LIVE FROM HUAWEI CONNECT, SHANGHAI: Executives from HSBC and GE are convinced the move to fully digitise their businesses is essential for maintaining market share and healthy margins.
HSBC, one of the largest banks in the world, is investing nearly $2 billion to completely digitise its business from front to back, said HSBC CIO Darryl West.
“We are going to restructure the cost base of the bank by fundamentally digitising everything. We are on a mission to take every customer interaction and every process and digitise the whole thing,” he said.
“If we don’t respond, we’ll have non-banks like Tencent, Alibaba and others moving in and taking our market share. Fin-techs are biting at our margins and we need to respond.”
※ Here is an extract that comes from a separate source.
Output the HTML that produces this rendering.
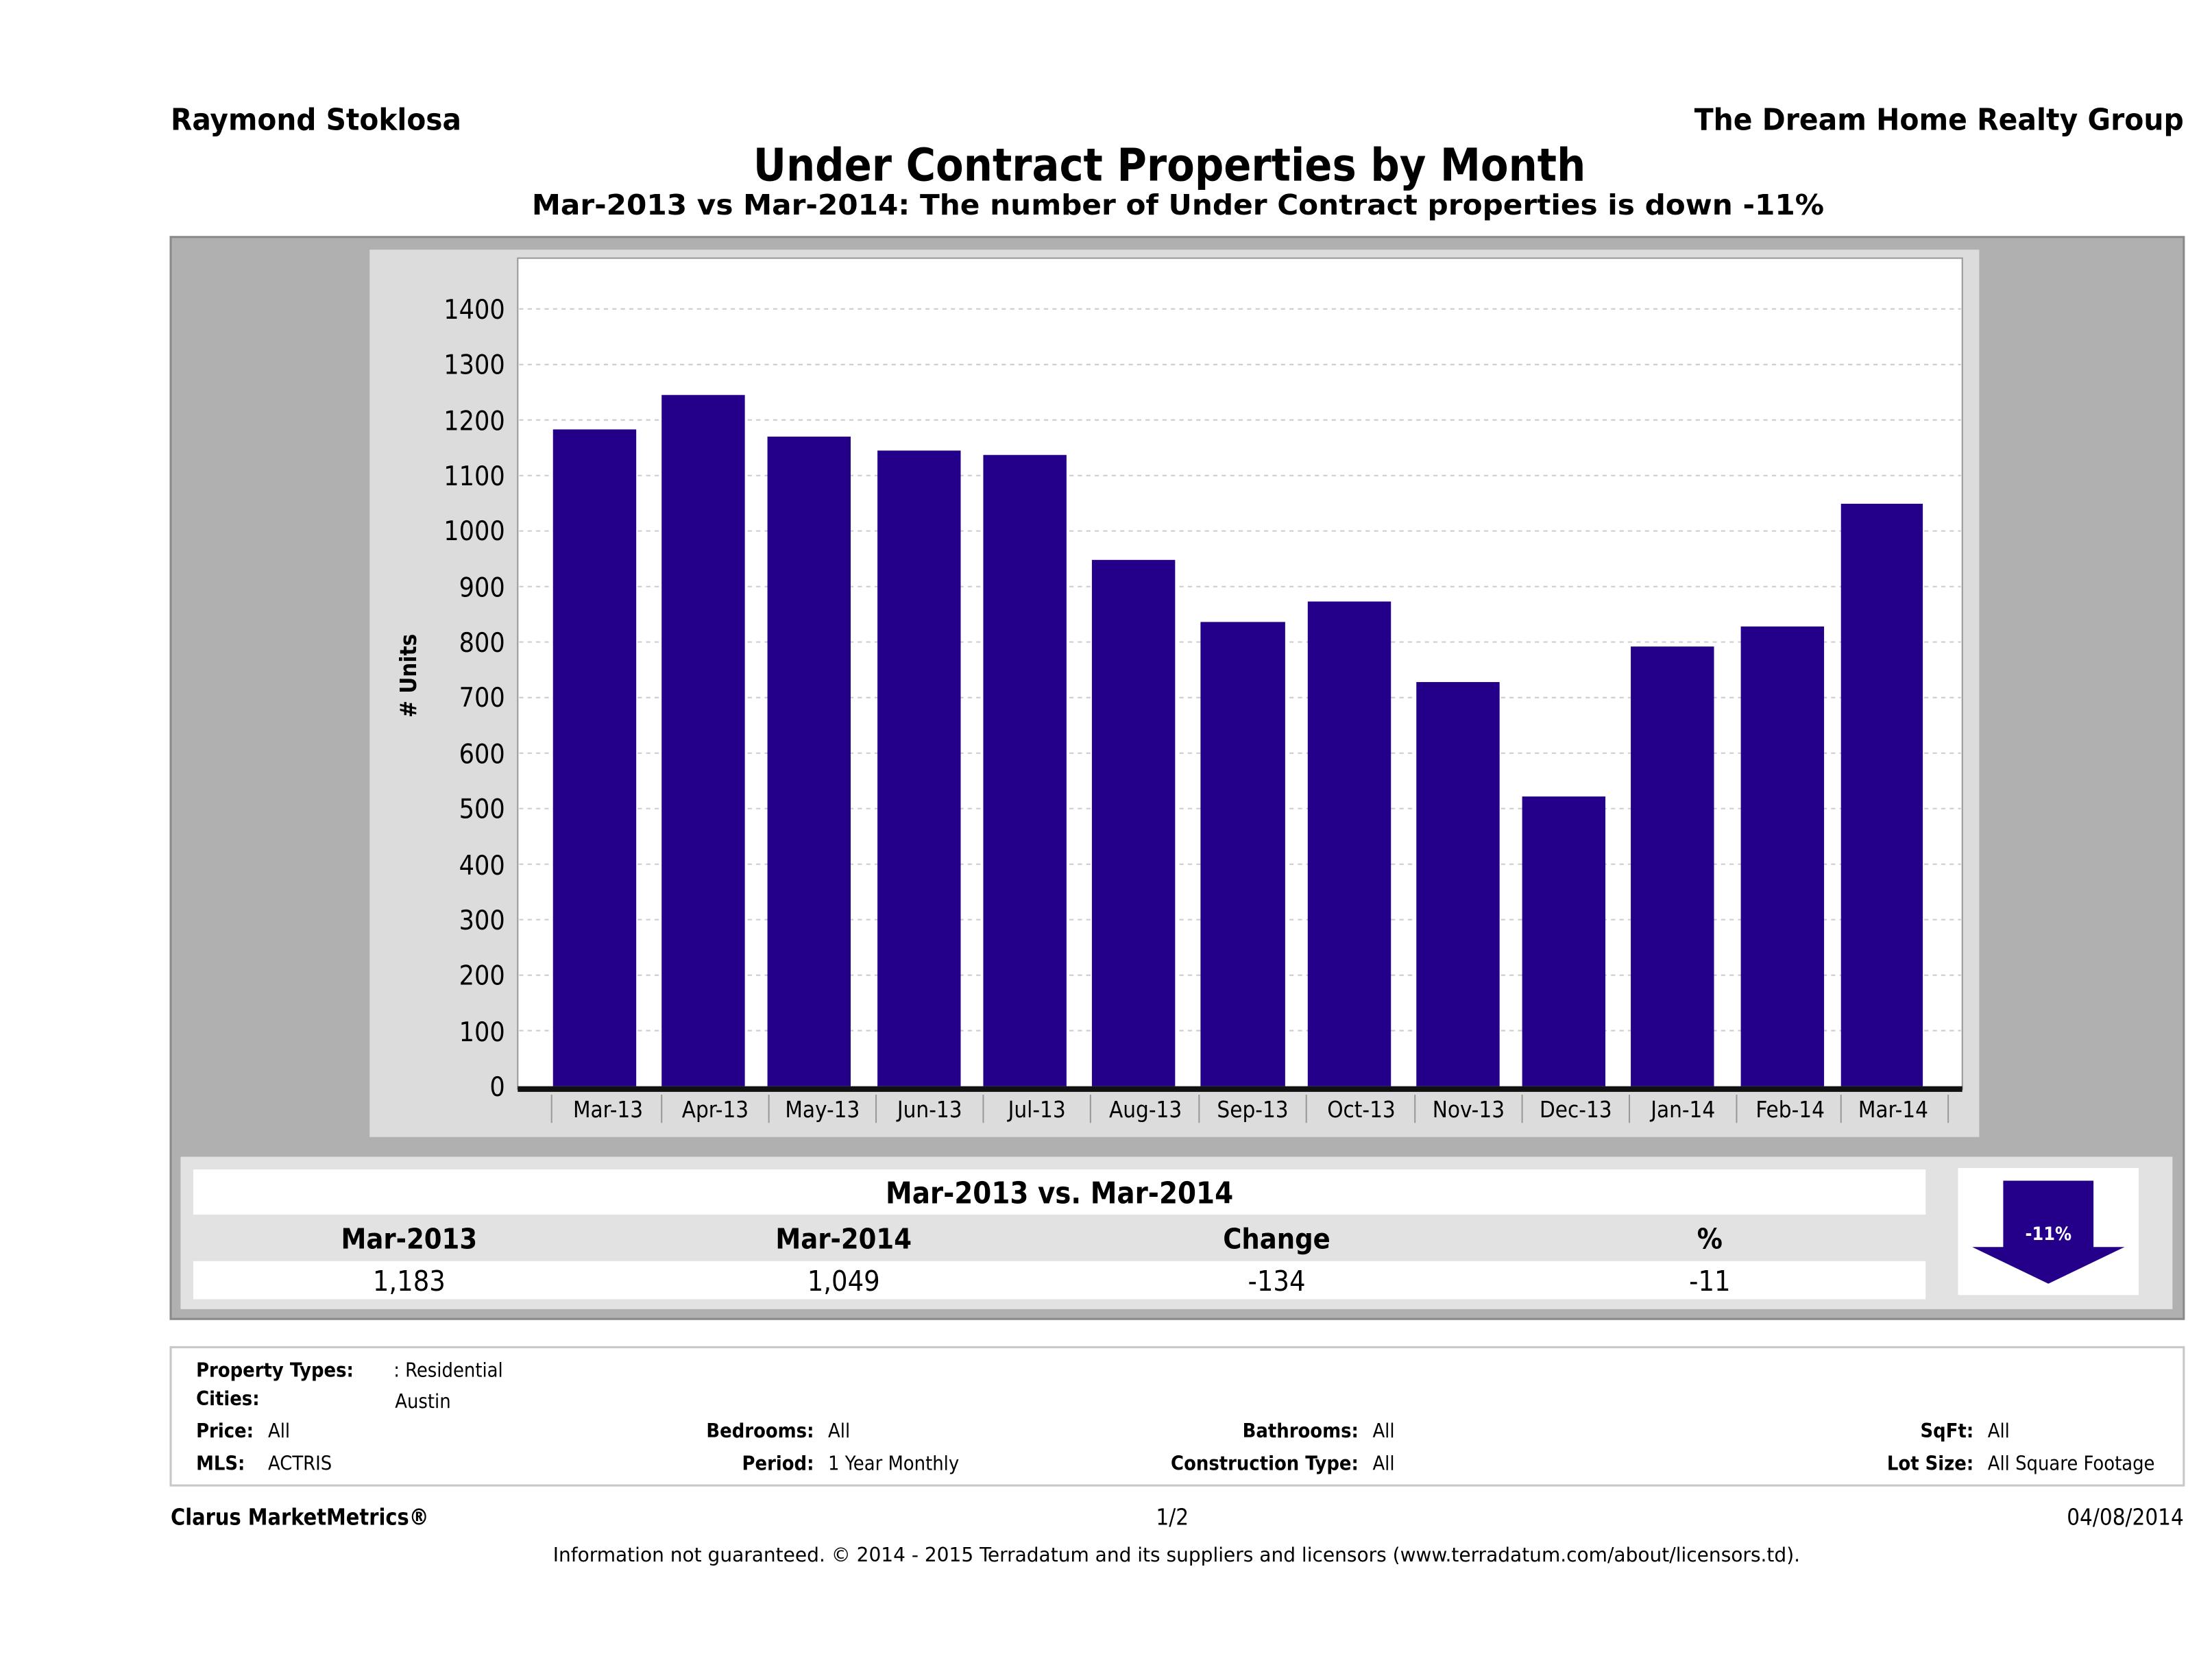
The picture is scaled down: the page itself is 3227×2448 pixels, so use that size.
<!DOCTYPE html>
<html><head><meta charset="utf-8"><style>
html,body{margin:0;padding:0;background:#fff;}
svg{display:block;}
text{font-family:"DejaVu Sans Condensed","DejaVu Sans","Liberation Sans",sans-serif;fill:#000;}
.b{font-weight:bold;}
</style></head><body>
<svg width="3227" height="2448" viewBox="0 0 1568 1189.5" preserveAspectRatio="none" xmlns="http://www.w3.org/2000/svg">
<rect width="1568" height="1190" fill="#fff"/>
<text x="121" y="92" class="b" font-size="21" textLength="206" lengthAdjust="spacingAndGlyphs">Raymond Stoklosa</text>
<text x="1201" y="92" class="b" font-size="21" textLength="347" lengthAdjust="spacingAndGlyphs">The Dream Home Realty Group</text>
<text x="829" y="128" class="b" font-size="32" text-anchor="middle">Under Contract Properties by Month</text>
<text x="377" y="152" class="b" font-size="20" textLength="916" lengthAdjust="spacingAndGlyphs">Mar-2013 vs Mar-2014: The number of Under Contract  properties is down -11%</text>
<rect x="121" y="168" width="1427" height="767" fill="#b0b0b0" stroke="#8a8a8a" stroke-width="1.5"/>
<rect x="262" y="177" width="1141" height="629" fill="#dcdcdc"/>
<rect x="367" y="183" width="1024" height="589" fill="#fff" stroke="#999" stroke-width="1"/>
<g stroke="#ccc" stroke-width="1" stroke-dasharray="3,3">
<line x1="368" x2="1390" y1="219" y2="219"/><line x1="368" x2="1390" y1="258.4" y2="258.4"/>
<line x1="368" x2="1390" y1="297.7" y2="297.7"/><line x1="368" x2="1390" y1="337.1" y2="337.1"/>
<line x1="368" x2="1390" y1="376.4" y2="376.4"/><line x1="368" x2="1390" y1="415.8" y2="415.8"/>
<line x1="368" x2="1390" y1="455.1" y2="455.1"/><line x1="368" x2="1390" y1="494.5" y2="494.5"/>
<line x1="368" x2="1390" y1="533.9" y2="533.9"/><line x1="368" x2="1390" y1="573.2" y2="573.2"/>
<line x1="368" x2="1390" y1="612.6" y2="612.6"/><line x1="368" x2="1390" y1="651.9" y2="651.9"/>
<line x1="368" x2="1390" y1="691.3" y2="691.3"/><line x1="368" x2="1390" y1="730.6" y2="730.6"/>
</g>
<g font-size="19" text-anchor="end">
<text x="358" y="226">1400</text><text x="358" y="265">1300</text><text x="358" y="305">1200</text>
<text x="358" y="344">1100</text><text x="358" y="383">1000</text><text x="358" y="423">900</text>
<text x="358" y="462">800</text><text x="358" y="501">700</text><text x="358" y="541">600</text>
<text x="358" y="580">500</text><text x="358" y="620">400</text><text x="358" y="659">300</text>
<text x="358" y="698">200</text><text x="358" y="738">100</text><text x="358" y="777">0</text>
</g>
<text transform="translate(295,479) rotate(-90)" class="b" font-size="16" text-anchor="middle"># Units</text>
<g fill="#24008a">
<rect x="392" y="304.4" width="59" height="465.6"/>
<rect x="469" y="280" width="59" height="490"/>
<rect x="544" y="309.5" width="59" height="460.5"/>
<rect x="622" y="319.4" width="59" height="450.6"/>
<rect x="697" y="322.5" width="59" height="447.5"/>
<rect x="774" y="396.9" width="59" height="373.1"/>
<rect x="851" y="440.9" width="60" height="329.1"/>
<rect x="927" y="426.4" width="59" height="343.6"/>
<rect x="1004" y="483.5" width="59" height="286.5"/>
<rect x="1079" y="564.6" width="59" height="205.4"/>
<rect x="1156" y="458.3" width="59" height="311.7"/>
<rect x="1234" y="444.1" width="59" height="325.9"/>
<rect x="1305" y="357.1" width="58" height="412.9"/>
</g>
<rect x="367" y="770" width="1024" height="4" fill="#111"/>
<g stroke="#999" stroke-width="1">
<line x1="391" x2="391" y1="776" y2="796"/><line x1="469" x2="469" y1="776" y2="796"/>
<line x1="545" x2="545" y1="776" y2="796"/><line x1="621" x2="621" y1="776" y2="796"/>
<line x1="697" x2="697" y1="776" y2="796"/><line x1="773" x2="773" y1="776" y2="796"/>
<line x1="850" x2="850" y1="776" y2="796"/><line x1="926" x2="926" y1="776" y2="796"/>
<line x1="1003" x2="1003" y1="776" y2="796"/><line x1="1079" x2="1079" y1="776" y2="796"/>
<line x1="1155" x2="1155" y1="776" y2="796"/><line x1="1231" x2="1231" y1="776" y2="796"/>
<line x1="1305" x2="1305" y1="776" y2="796"/><line x1="1381" x2="1381" y1="776" y2="796"/>
</g>
<g font-size="16" text-anchor="middle">
<text x="431" y="792">Mar-13</text><text x="507" y="792">Apr-13</text><text x="583" y="792">May-13</text>
<text x="659" y="792">Jun-13</text><text x="735" y="792">Jul-13</text><text x="812" y="792">Aug-13</text>
<text x="888" y="792">Sep-13</text><text x="965" y="792">Oct-13</text><text x="1041" y="792">Nov-13</text>
<text x="1117" y="792">Dec-13</text><text x="1193" y="792">Jan-14</text><text x="1269" y="792">Feb-14</text>
<text x="1342" y="792">Mar-14</text>
</g>
<rect x="128" y="820" width="1412" height="108" fill="#e2e2e2"/>
<rect x="137" y="829" width="1228" height="32" fill="#fff"/>
<rect x="137" y="894" width="1228" height="27" fill="#fff"/>
<text x="751" y="853" class="b" font-size="21" text-anchor="middle">Mar-2013 vs. Mar-2014</text>
<g font-size="20" text-anchor="middle">
<text x="290" y="885" class="b">Mar-2013</text><text x="598" y="885" class="b">Mar-2014</text>
<text x="905" y="885" class="b">Change</text><text x="1212" y="885" class="b">%</text>
</g>
<g font-size="20" text-anchor="middle">
<text x="290" y="915">1,183</text><text x="598" y="915">1,049</text>
<text x="905" y="915">-134</text><text x="1212" y="915">-11</text>
</g>
<rect x="1388" y="828" width="128" height="90" fill="#fff"/>
<polygon points="1420,837 1484,837 1484,884 1506,884 1452,910 1398,884 1420,884" fill="#24008a"/>
<text x="1452" y="879" font-size="13" font-weight="bold" text-anchor="middle" style="fill:#fff">-11%</text>
<rect x="121" y="955" width="1427" height="98" fill="#fff" stroke="#c8c8c8" stroke-width="1.5"/>
<g font-size="14">
<text x="139" y="976" class="b">Property Types:</text><text x="279" y="976">: Residential</text>
<text x="139" y="996" class="b">Cities:</text><text x="280" y="998">Austin</text>
<text x="139" y="1019" class="b">Price:</text><text x="190" y="1019">All</text>
<text x="139" y="1042" class="b">MLS:</text><text x="190" y="1042">ACTRIS</text>
<text x="577" y="1019" class="b" text-anchor="end">Bedrooms:</text><text x="587" y="1019">All</text>
<text x="577" y="1042" class="b" text-anchor="end">Period:</text><text x="587" y="1042">1 Year Monthly</text>
<text x="963" y="1019" class="b" text-anchor="end">Bathrooms:</text><text x="973" y="1019">All</text>
<text x="963" y="1042" class="b" text-anchor="end">Construction Type:</text><text x="973" y="1042">All</text>
<text x="1399" y="1019" class="b" text-anchor="end">SqFt:</text><text x="1409" y="1019">All</text>
<text x="1399" y="1042" class="b" text-anchor="end">Lot Size:</text><text x="1409" y="1042">All Square Footage</text>
</g>
<text x="121" y="1081" class="b" font-size="16" textLength="183" lengthAdjust="spacingAndGlyphs">Clarus MarketMetrics®</text>
<text x="831" y="1081" font-size="16" text-anchor="middle">1/2</text>
<text x="1548" y="1081" font-size="16" text-anchor="end">04/08/2014</text>
<text x="392" y="1107" font-size="14" textLength="884" lengthAdjust="spacingAndGlyphs">Information not guaranteed. © 2014 - 2015 Terradatum and its suppliers and licensors (www.terradatum.com/about/licensors.td).</text>
</svg>
</body></html>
West said the bank aims to eliminate paper, improve the customer experience, improve controls and reduce costs. He predicts that in five years there will be no paper used at the bank and no more passwords, which are a major pain for customers.
The three-year transformation plan started last June and is pushing a mobile-first strategy that includes partnerships with Apple and Android on mobile payments.
Productivity issue
In the industrial sector, GE has set the goal of boosting productivity. “Even a 1 per cent increase will drive trillions of dollars of value to the market,” said Denzil Samuels, head of channels and alliances at GE. “The way we do that is to digitise industries.”
He said that between 1991 and 2010 industrial productivity improved 4 per cent annually. But over the last five years, there has been almost no productivity gains. “Why? Because the technology hasn’t changed. Not that much.”
With the sensor technology available, GE is creating what it calls a “digital twin”, a cyber copy of a product, such as a jet engine, that allows the company to simulate a real product and move from a reactive to a predictive response, reducing the downtime for airlines. “Sharing digital information in real time helps them improve their business across business lines, such as crew scheduling and cargo.”
“Imagine if we could do that with cars as they become connected – if a vehicle is connected to the manufacturer, dealership or service station. That’s what digitisation can do.”
Before it takes the model to its customers and other industries, he said it aims to first prove it internally.
China leads
HSBC’s West said China is leading the way in digital adoption. For example, Ant Financial’s Yu’e Bao investment product moved to more than 100 million users in less than a year, because it was simple to use and the country saw a massive shift to mobile apps about the time it was launched in 2014.
More than 90 per cent of online purchases in China are done via mobile. And China is also the most advanced in integrating social media with financial services, he said.
According to data from McKinsey, three-quarters of people in China said they would consider moving to a purely online bank with no branches or call centres.
These moves are pushing HSBC to completely rethink the way it offers services to customers. “We’re seeing a massive shift from transactions at branches and ATMs to mobile banking.”
Last year there was a 50 per cent increase in mobile and contactless payments in western Europe and a reduction in the use of cash and cheques, he said.